So it feels like, suddenly, the cornerstones of the arguments against her are vaporizing before our eyes. This could go badly for El Goog unless they stop making official statements on the matter.
Saying nothing would have been better than giving a convenient post for all the former Google employees to come out of the woodwork and say “That’s not true! Google never did academic reviews; they solely checked whether business IP was being exposed.”
It’s ironic that people are painting her as unprofessional in that context; I’d be frustrated too, if that’s really the situation.
I think that there isn't internal academic review of the sort implied by Jeff at Google.
Timnit seems pretty clearly in the right here. As an AI researcher at a competitor, this impacts my desire to join Google in the future. I imagine these sort of PR disasters hurt their standing in the academic labor market.
Why do you think that?
What does this even mean? The power and resource disparity between Google and an individual researcher are so vast that this in no way can go bad for Google.
The idea that a few members on HN are disillusioned with Google is just another Tuesday for them. They literally do not care...no business of this size and magnitude do. The general public will never hear about this and if they do, they won't understand it, and if they do then they aren't the general public.

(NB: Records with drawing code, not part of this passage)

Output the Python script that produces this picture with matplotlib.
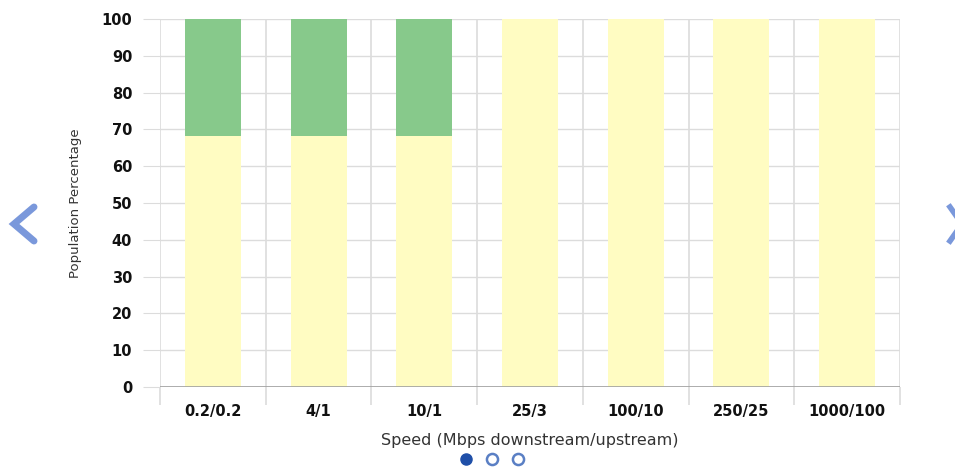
import matplotlib.pyplot as plt
import numpy as np
from matplotlib.lines import Line2D

speeds = ['0.2/0.2', '4/1', '10/1', '25/3', '100/10', '250/25', '1000/100']
# share of population per speed tier (%)
lower = [68.2, 68.2, 68.2, 100, 100, 100, 100]
upper = [31.8, 31.8, 31.8, 0, 0, 0, 0]

yellow = '#fffcc2'
green = '#87c98b'
grid_c = '#dcdcdc'

fig = plt.figure(figsize=(9.55, 4.68), dpi=100)
ax = fig.add_axes([0.1675, 0.1731, 0.7749, 0.7863])

x = np.arange(len(speeds))
ax.bar(x, lower, width=0.53, color=yellow, zorder=2)
ax.bar(x, upper, width=0.53, bottom=lower, color=green, zorder=2)

ax.set_xlim(-0.5, len(speeds) - 0.5)
ax.set_ylim(0, 100)
ax.set_yticks(np.arange(0, 101, 10))
ax.set_xticks(x)
ax.set_xticklabels(speeds)
ax.set_xticks(np.arange(-0.5, len(speeds)), minor=True)

for s in ax.spines.values():
    s.set_visible(False)
ax.axhline(0, color='#a0a0a0', lw=1.2, zorder=3)

ax.grid(axis='y', color=grid_c, lw=1, zorder=0)
ax.grid(axis='x', which='minor', color=grid_c, lw=1.2, zorder=0)
ax.tick_params(axis='x', which='major', length=0, pad=12)
ax.tick_params(axis='x', which='minor', length=13, color=grid_c, width=1.2)
ax.tick_params(axis='y', length=12, color=grid_c, pad=8)
for lab in ax.get_xticklabels() + ax.get_yticklabels():
    lab.set_fontweight('bold')
    lab.set_fontsize(10.5)
    lab.set_color('#111111')

ax.set_xlabel('Speed (Mbps downstream/upstream)', fontsize=11.5,
              color='#333333', labelpad=10)
ax.set_ylabel('Population Percentage', fontsize=9.5, color='#333333',
              labelpad=14)

# carousel arrows and page dots
fig.add_artist(Line2D([34/955, 14/955, 34/955],
                      [1-207/468, 1-224/468, 1-241/468],
                      color='#7a98db', lw=5, solid_capstyle='round',
                      solid_joinstyle='miter'))
fig.add_artist(Line2D([950/955, 962/955, 950/955],
                      [1-207/468, 1-224/468, 1-241/468],
                      color='#7a98db', lw=4))
fig.add_artist(Line2D([466/955], [1-459/468], marker='o', ms=8,
                      color='#1f4fa8', lw=0))
fig.add_artist(Line2D([492/955, 518/955], [1-459/468, 1-459/468],
                      marker='o', ms=8, mfc='white', mec='#5a7fc4',
                      mew=1.8, lw=0))

fig.savefig('out.png', dpi=100)
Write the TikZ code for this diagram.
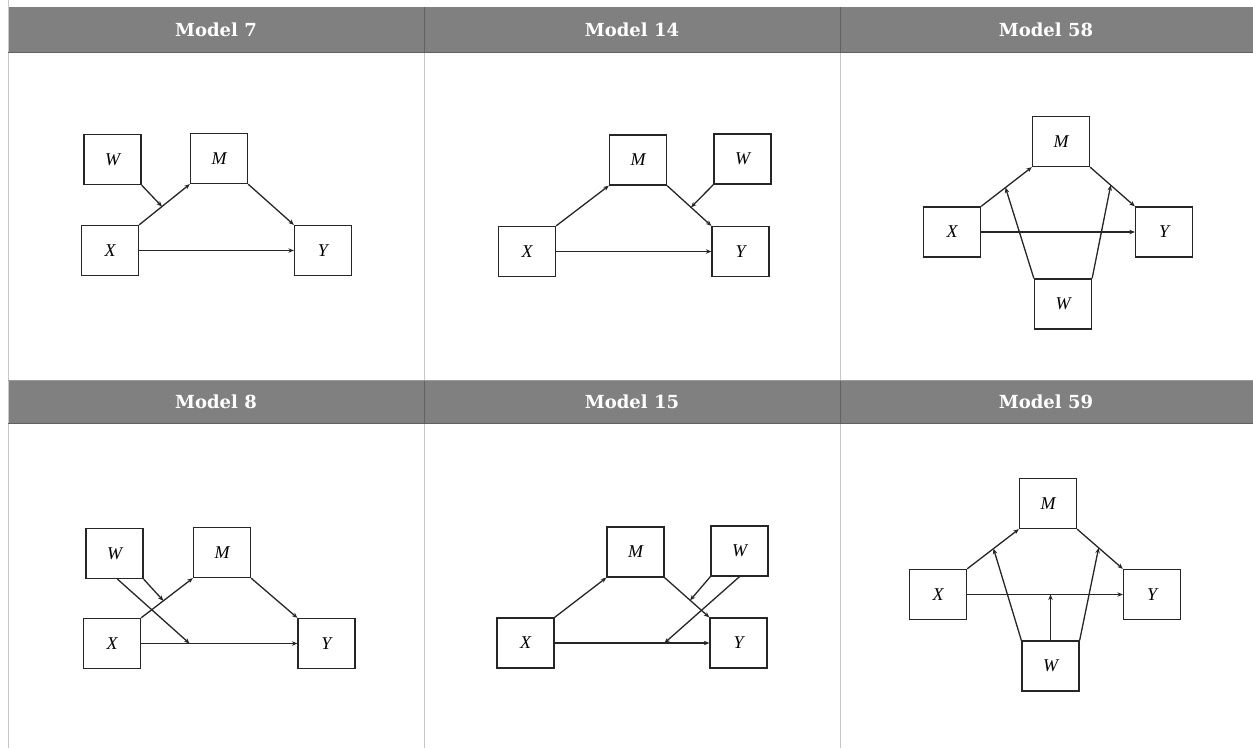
\documentclass[tikz,border=0pt]{standalone}
\usepackage{fontspec}
\usetikzlibrary{arrows.meta,calc}
\newfontfamily\headfont{DejaVu Serif}
\newfontfamily\varfont{Liberation Serif}
\begin{document}
\begin{tikzpicture}[x=1pt,y=-1pt,
  box/.style={draw=black!85,line width=1.3pt,minimum width=57pt,minimum height=50pt,
    inner sep=0pt,font=\fontsize{18}{18}\selectfont\varfont\itshape},
  arr/.style={draw=black!85,line width=1.3pt,-{Stealth[length=5.5pt,width=4.5pt]}},
  headbar/.style={fill=black!50!white,draw=none},
  headtext/.style={text=white,font=\fontsize{18}{18}\selectfont\headfont\bfseries},
  grid/.style={draw=black!22,line width=0.8pt},
  headgrid/.style={draw=black!62,line width=1pt}]
\useasboundingbox (0,0) rectangle (1253,748);
\fill[white] (0,0) rectangle (1253,748);

% table frame and header bars
\fill[headbar] (8,7) rectangle (1253,52);
\fill[headbar] (8,380) rectangle (1253,423);
\draw[grid] (8,0) -- (8,748);
\draw[grid] (424,52) -- (424,380) (424,423) -- (424,748);
\draw[grid] (840,52) -- (840,380) (840,423) -- (840,748);
\draw[headgrid] (424,7) -- (424,52) (424,380) -- (424,423);
\draw[headgrid] (840,7) -- (840,52) (840,380) -- (840,423);
\draw[draw=black!62,line width=1pt] (8,52) -- (1253,52) (8,423) -- (1253,423);
\draw[draw=black!40,line width=0.8pt] (8,380) -- (1253,380);

\node[headtext] (h7) at (216,29.5) {Model 7};
\node[headtext] (h14) at (632,29.5) {Model 14};
\node[headtext] (h58) at (1046,29.5) {Model 58};
\node[headtext] (h8) at (216,401.5) {Model 8};
\node[headtext] (h15) at (632,401.5) {Model 15};
\node[headtext] (h59) at (1046,401.5) {Model 59};

% Model 7
\node[box] (aW) at (112.5,159.5) {W};
\node[box] (aM) at (219,158.5) {M};
\node[box] (aX) at (110,250.5) {X};
\node[box] (aY) at (323,250.5) {Y};
\draw[arr] (aX.north east) -- (aM.south west);
\draw[arr] (aM.south east) -- (aY.north west);
\draw[arr] (aX.east) -- (aY.west);
\coordinate (aP) at ($(aX.north east)!0.45!(aM.south west)$);
\draw[arr] (aW.south east) -- (aP);

% Model 14
\node[box] (bM) at (638,160) {M};
\node[box] (bW) at (742.5,159) {W};
\node[box] (bX) at (527,251.5) {X};
\node[box] (bY) at (740.5,251.5) {Y};
\draw[arr] (bX.north east) -- (bM.south west);
\draw[arr] (bM.south east) -- (bY.north west);
\draw[arr] (bX.east) -- (bY.west);
\coordinate (bP) at ($(bM.south east)!0.54!(bY.north west)$);
\draw[arr] (bW.south west) -- (bP);

% Model 58
\node[box] (cM) at (1061,141.5) {M};
\node[box] (cX) at (952,232) {X};
\node[box] (cY) at (1164,232) {Y};
\node[box] (cW) at (1063,304) {W};
\draw[arr] (cX.north east) -- (cM.south west);
\draw[arr] (cM.south east) -- (cY.north west);
\draw[arr] (cX.east) -- (cY.west);
\coordinate (cP) at ($(cX.north east)!0.48!(cM.south west)$);
\coordinate (cQ) at ($(cM.south east)!0.46!(cY.north west)$);
\draw[arr] (cW.north west) -- (cP);
\draw[arr] (cW.north east) -- (cQ);

% Model 8
\node[box] (dW) at (114.5,553.5) {W};
\node[box] (dM) at (222,552.5) {M};
\node[box] (dX) at (112,643.5) {X};
\node[box] (dY) at (326.5,643.5) {Y};
\draw[arr] (dX.north east) -- (dM.south west);
\draw[arr] (dM.south east) -- (dY.north west);
\draw[arr] (dX.east) -- (dY.west);
\coordinate (dP) at ($(dX.north east)!0.43!(dM.south west)$);
\coordinate (dQ) at ($(dX.east)!0.31!(dY.west)$);
\coordinate (dS) at ($(dW.south)+(3,0)$);
\draw[arr] (dW.south east) -- (dP);
\draw[arr] (dS) -- (dQ);

% Model 15
\node[box] (eM) at (635.5,552) {M};
\node[box] (eW) at (739.5,551) {W};
\node[box] (eX) at (525.5,643) {X};
\node[box] (eY) at (738.5,643) {Y};
\draw[arr] (eX.north east) -- (eM.south west);
\draw[arr] (eM.south east) -- (eY.north west);
\draw[arr] (eX.east) -- (eY.west);
\coordinate (eP) at ($(eM.south east)!0.57!(eY.north west)$);
\coordinate (eQ) at ($(eX.east)!0.71!(eY.west)$);
\draw[arr] (eW.south west) -- (eP);
\draw[arr] (eW.south) -- (eQ);

% Model 59
\node[box] (fM) at (1048,503.5) {M};
\node[box] (fX) at (938,594.5) {X};
\node[box] (fY) at (1152,594.5) {Y};
\node[box] (fW) at (1050.5,666) {W};
\draw[arr] (fX.north east) -- (fM.south west);
\draw[arr] (fM.south east) -- (fY.north west);
\draw[arr] (fX.east) -- (fY.west);
\coordinate (fP) at ($(fX.north east)!0.51!(fM.south west)$);
\coordinate (fQ) at ($(fM.south east)!0.47!(fY.north west)$);
\coordinate (fR) at (fX.east -| fW.north);
\draw[arr] (fW.north west) -- (fP);
\draw[arr] (fW.north east) -- (fQ);
\draw[arr] (fW.north) -- (fR);
\end{tikzpicture}
\end{document}
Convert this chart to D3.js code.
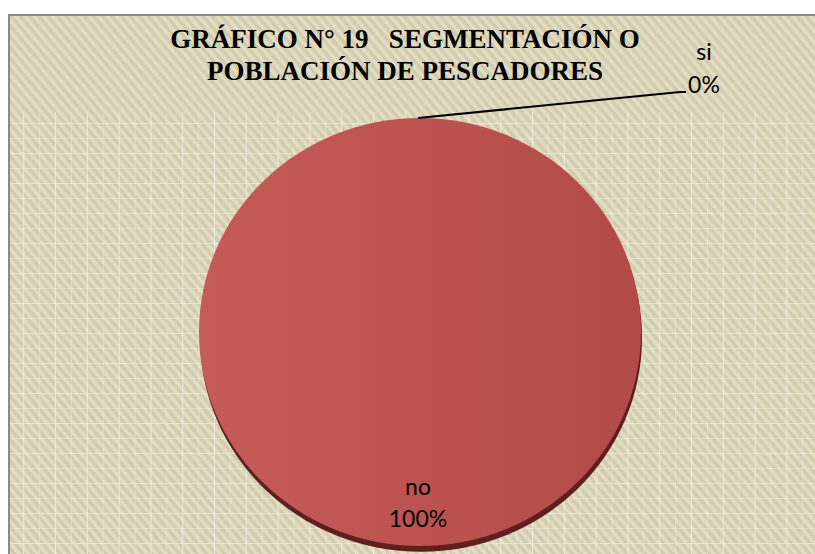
<!DOCTYPE html>
<html>
<head>
<meta charset="utf-8">
<script src="https://cdn.jsdelivr.net/npm/d3@7"></script>
<style>
  body { margin: 0; background: #fff; }
  svg { display: block; }
  .title { font-family: "Liberation Serif", "Times New Roman", "DejaVu Serif", serif; font-weight: bold; white-space: pre; }
</style>
</head>
<body>
<div id="chart"></div>
<script>
var categories = ["si", "no"];
var values = [0, 100];
var percentLabels = ["0%", "100%"];
var titleLines = ["GRÁFICO N° 19   SEGMENTACIÓN O", "POBLACIÓN DE PESCADORES"];

var W = 815, H = 554;
var cx = 420, cy = 332, rx = 221, ry = 214;

var svg = d3.select("#chart").append("svg")
    .attr("width", W)
    .attr("height", H);

var defs = svg.append("defs");

// diagonal texture of the chart area
var stripes = defs.append("pattern")
    .attr("id", "stripes")
    .attr("patternUnits", "userSpaceOnUse")
    .attr("width", 7).attr("height", 7)
    .attr("patternTransform", "rotate(-40)");
stripes.append("rect").attr("width", 7).attr("height", 7).attr("fill", "#d2ccac");
stripes.append("rect").attr("width", 3.5).attr("height", 7).attr("fill", "#e2ddc4");

// light grid of the plot area
var grid = defs.append("pattern")
    .attr("id", "grid")
    .attr("patternUnits", "userSpaceOnUse")
    .attr("x", 55).attr("y", 123)
    .attr("width", 31.8).attr("height", 30);
grid.append("rect").attr("x", 0).attr("y", 0).attr("width", 1).attr("height", 30).attr("fill", "#f4f1e6").attr("opacity", 0.8);
grid.append("rect").attr("x", 15.9).attr("y", 0).attr("width", 1).attr("height", 30).attr("fill", "#f4f1e6").attr("opacity", 0.4);
grid.append("rect").attr("x", 0).attr("y", 0).attr("width", 31.8).attr("height", 1).attr("fill", "#f4f1e6").attr("opacity", 0.6);
grid.append("rect").attr("x", 0).attr("y", 15).attr("width", 31.8).attr("height", 1).attr("fill", "#f4f1e6").attr("opacity", 0.4);

var pieGrad = defs.append("linearGradient")
    .attr("id", "pieGrad")
    .attr("x1", "0%").attr("y1", "0%").attr("x2", "100%").attr("y2", "0%");
pieGrad.append("stop").attr("offset", "0%").attr("stop-color", "#c65c59");
pieGrad.append("stop").attr("offset", "100%").attr("stop-color", "#b14a48");

// chart frame
svg.append("rect")
    .attr("x", 9).attr("y", 15)
    .attr("width", W).attr("height", H)
    .attr("fill", "url(#stripes)")
    .attr("stroke", "#8a8a8a")
    .attr("stroke-width", 2);

svg.append("rect")
    .attr("x", 10).attr("y", 112)
    .attr("width", W - 10).attr("height", H - 112)
    .attr("fill", "url(#grid)");

// title
svg.append("g").selectAll("text")
    .data(titleLines)
    .enter().append("text")
    .attr("class", "title")
    .attr("x", 405)
    .attr("y", function(d, i) { return 48 + i * 32; })
    .attr("text-anchor", "middle")
    .attr("font-size", 27)
    .attr("fill", "#000")
    .text(function(d) { return d; });

// pie
var pie = d3.pie().sort(null).value(function(d) { return d; });
var arcs = pie(values);
var arc = d3.arc().innerRadius(0).outerRadius(rx);

var pieG = svg.append("g")
    .attr("transform", "translate(" + cx + "," + cy + ") scale(1," + (ry / rx) + ")");

// shadow under the disk
pieG.append("ellipse")
    .attr("cx", 1).attr("cy", 6)
    .attr("rx", rx).attr("ry", rx)
    .attr("fill", "#5e1f1e");

pieG.selectAll("path.slice")
    .data(arcs)
    .enter().append("path")
    .attr("class", "slice")
    .attr("d", arc)
    .attr("fill", "url(#pieGrad)");

// labels
var labelFont = "Lato, 'Open Sans', sans-serif";

function edgePoint(d) {
    var a = (d.startAngle + d.endAngle) / 2;
    return [cx + Math.sin(a) * rx, cy - Math.cos(a) * ry];
}

// "si" slice: zero size, label outside with leader line
var siArc = arcs[0];
var p0 = edgePoint(siArc);
p0[0] -= 2;
svg.append("polyline")
    .attr("points", [p0, [680, 92], [686, 92]].map(function(p) { return p.join(","); }).join(" "))
    .attr("fill", "none")
    .attr("stroke", "#000")
    .attr("stroke-width", 2);

svg.append("text")
    .attr("x", 704).attr("y", 60)
    .attr("text-anchor", "middle")
    .attr("font-family", labelFont)
    .attr("font-size", 23)
    .text(categories[0]);
svg.append("text")
    .attr("x", 704).attr("y", 93)
    .attr("text-anchor", "middle")
    .attr("font-family", labelFont)
    .attr("font-size", 23)
    .text(percentLabels[0]);

// "no" slice: label inside near the bottom
svg.append("text")
    .attr("x", 418).attr("y", 495)
    .attr("text-anchor", "middle")
    .attr("font-family", labelFont)
    .attr("font-size", 23)
    .text(categories[1]);
svg.append("text")
    .attr("x", 418).attr("y", 527)
    .attr("text-anchor", "middle")
    .attr("font-family", labelFont)
    .attr("font-size", 23)
    .text(percentLabels[1]);
</script>
</body>
</html>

If it seems absurd that anyone would turn down a job at DeepMind, well... Let's just say, in my experience, prestigious institutions tend to come with a pile of downsides that everyone puts up with (because prestige) but no one really talks about (because no reason). If you care about shipping results quickly -- some researchers do (or at least I do) -- then the idea of joining a big company is already worrisome. Like you're a professional rower, happily rowing along and navigating wherever you want to go, then you're asked to join a galley rower: https://youtu.be/TyzQ-bVaqPU?t=294
There's no substitute for Google-scale work. (Working on TPUs would be a dream, IMO; where else could you possibly build those?) But if you join Google as a researcher, it sounds like your ideas have to (a) pass through their internal academic review, (b) pass through a journal's review, and then finally your idea can be published to the wider scientific community for comment. (b) was painful but possibly worthwhile, with arxiv serving as a bucket to catch everything else. Why roll your own internal review process? And why is Google trying to micromanage what researchers are allowed to publish?
I know we're probably missing a lot of the story. But on the other hand, Jeff has now given an official side of that story, so it's not like they didn't have a chance to set expectations.
Someone in the ML community posted the abstract and provided feedback, which seems to indicate that this followed the typical review cycles for conference papers.